- [WHAT IS EXPECTED]:
Don't include pictures. Quote the lines below from the first through the line that contains "(gender) at (70,483)".

- [DATASET EXTRACT]:

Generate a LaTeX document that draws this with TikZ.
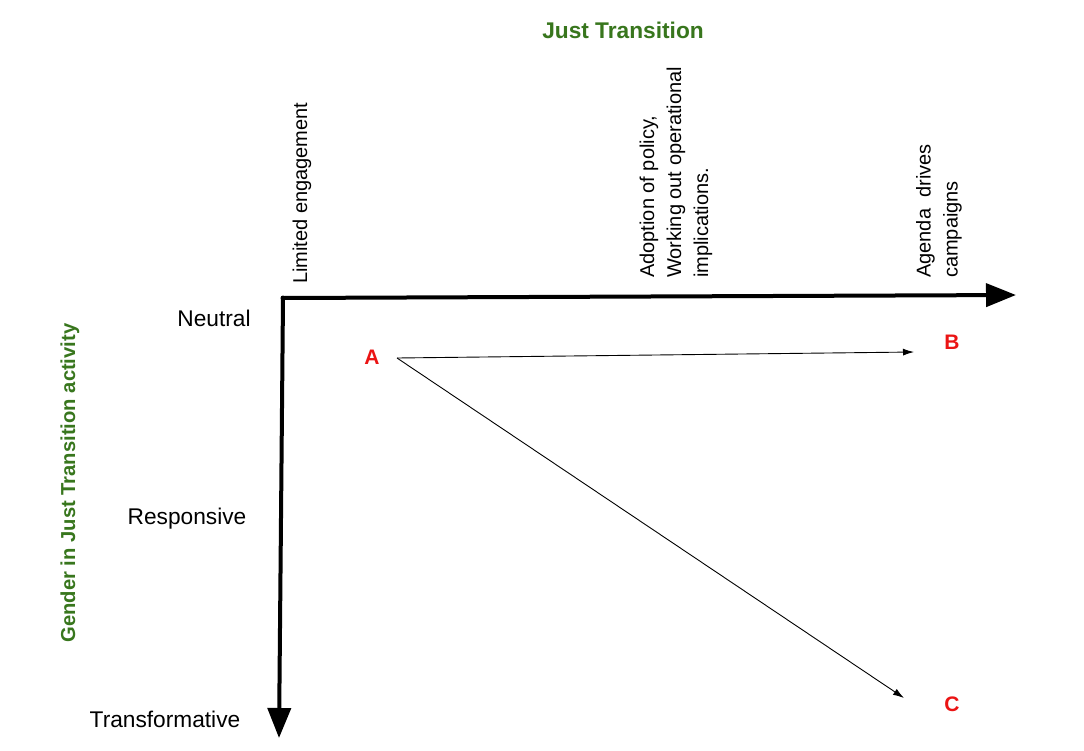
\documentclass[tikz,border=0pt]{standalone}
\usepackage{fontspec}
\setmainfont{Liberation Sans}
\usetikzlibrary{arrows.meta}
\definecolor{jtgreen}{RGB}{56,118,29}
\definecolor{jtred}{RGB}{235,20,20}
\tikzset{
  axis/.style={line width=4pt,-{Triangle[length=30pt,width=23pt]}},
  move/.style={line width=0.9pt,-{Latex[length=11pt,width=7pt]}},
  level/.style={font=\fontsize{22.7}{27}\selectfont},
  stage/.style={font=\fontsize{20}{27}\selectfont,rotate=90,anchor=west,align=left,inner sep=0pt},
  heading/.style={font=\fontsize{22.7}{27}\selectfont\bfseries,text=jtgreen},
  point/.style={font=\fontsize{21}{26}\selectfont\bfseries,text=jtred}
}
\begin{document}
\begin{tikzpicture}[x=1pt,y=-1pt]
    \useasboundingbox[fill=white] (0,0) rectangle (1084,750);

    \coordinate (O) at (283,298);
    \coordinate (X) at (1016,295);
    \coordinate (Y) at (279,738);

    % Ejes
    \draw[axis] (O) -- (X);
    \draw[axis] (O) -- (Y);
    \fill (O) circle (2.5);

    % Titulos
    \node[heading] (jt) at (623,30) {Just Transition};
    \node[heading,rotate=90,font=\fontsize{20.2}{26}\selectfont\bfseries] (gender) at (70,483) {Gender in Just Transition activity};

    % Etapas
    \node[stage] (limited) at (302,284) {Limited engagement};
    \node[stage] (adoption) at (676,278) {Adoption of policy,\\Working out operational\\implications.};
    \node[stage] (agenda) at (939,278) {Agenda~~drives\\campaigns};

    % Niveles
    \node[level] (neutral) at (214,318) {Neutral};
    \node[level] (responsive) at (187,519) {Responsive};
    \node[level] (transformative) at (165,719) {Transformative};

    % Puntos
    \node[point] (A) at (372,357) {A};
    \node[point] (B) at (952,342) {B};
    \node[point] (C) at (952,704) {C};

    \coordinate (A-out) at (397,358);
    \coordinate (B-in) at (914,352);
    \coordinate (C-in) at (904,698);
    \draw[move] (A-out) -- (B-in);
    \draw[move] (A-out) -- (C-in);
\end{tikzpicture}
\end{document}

- [OUTPUT OF THE TASK]:
Generate a LaTeX document that draws this with TikZ.
\documentclass[tikz,border=0pt]{standalone}
\usepackage{fontspec}
\setmainfont{Liberation Sans}
\usetikzlibrary{arrows.meta}
\definecolor{jtgreen}{RGB}{56,118,29}
\definecolor{jtred}{RGB}{235,20,20}
\tikzset{
  axis/.style={line width=4pt,-{Triangle[length=30pt,width=23pt]}},
  move/.style={line width=0.9pt,-{Latex[length=11pt,width=7pt]}},
  level/.style={font=\fontsize{22.7}{27}\selectfont},
  stage/.style={font=\fontsize{20}{27}\selectfont,rotate=90,anchor=west,align=left,inner sep=0pt},
  heading/.style={font=\fontsize{22.7}{27}\selectfont\bfseries,text=jtgreen},
  point/.style={font=\fontsize{21}{26}\selectfont\bfseries,text=jtred}
}
\begin{document}
\begin{tikzpicture}[x=1pt,y=-1pt]
    \useasboundingbox[fill=white] (0,0) rectangle (1084,750);

    \coordinate (O) at (283,298);
    \coordinate (X) at (1016,295);
    \coordinate (Y) at (279,738);

    % Ejes
    \draw[axis] (O) -- (X);
    \draw[axis] (O) -- (Y);
    \fill (O) circle (2.5);

    % Titulos
    \node[heading] (jt) at (623,30) {Just Transition};
    \node[heading,rotate=90,font=\fontsize{20.2}{26}\selectfont\bfseries] (gender) at (70,483) {Gender in Just Transition activity};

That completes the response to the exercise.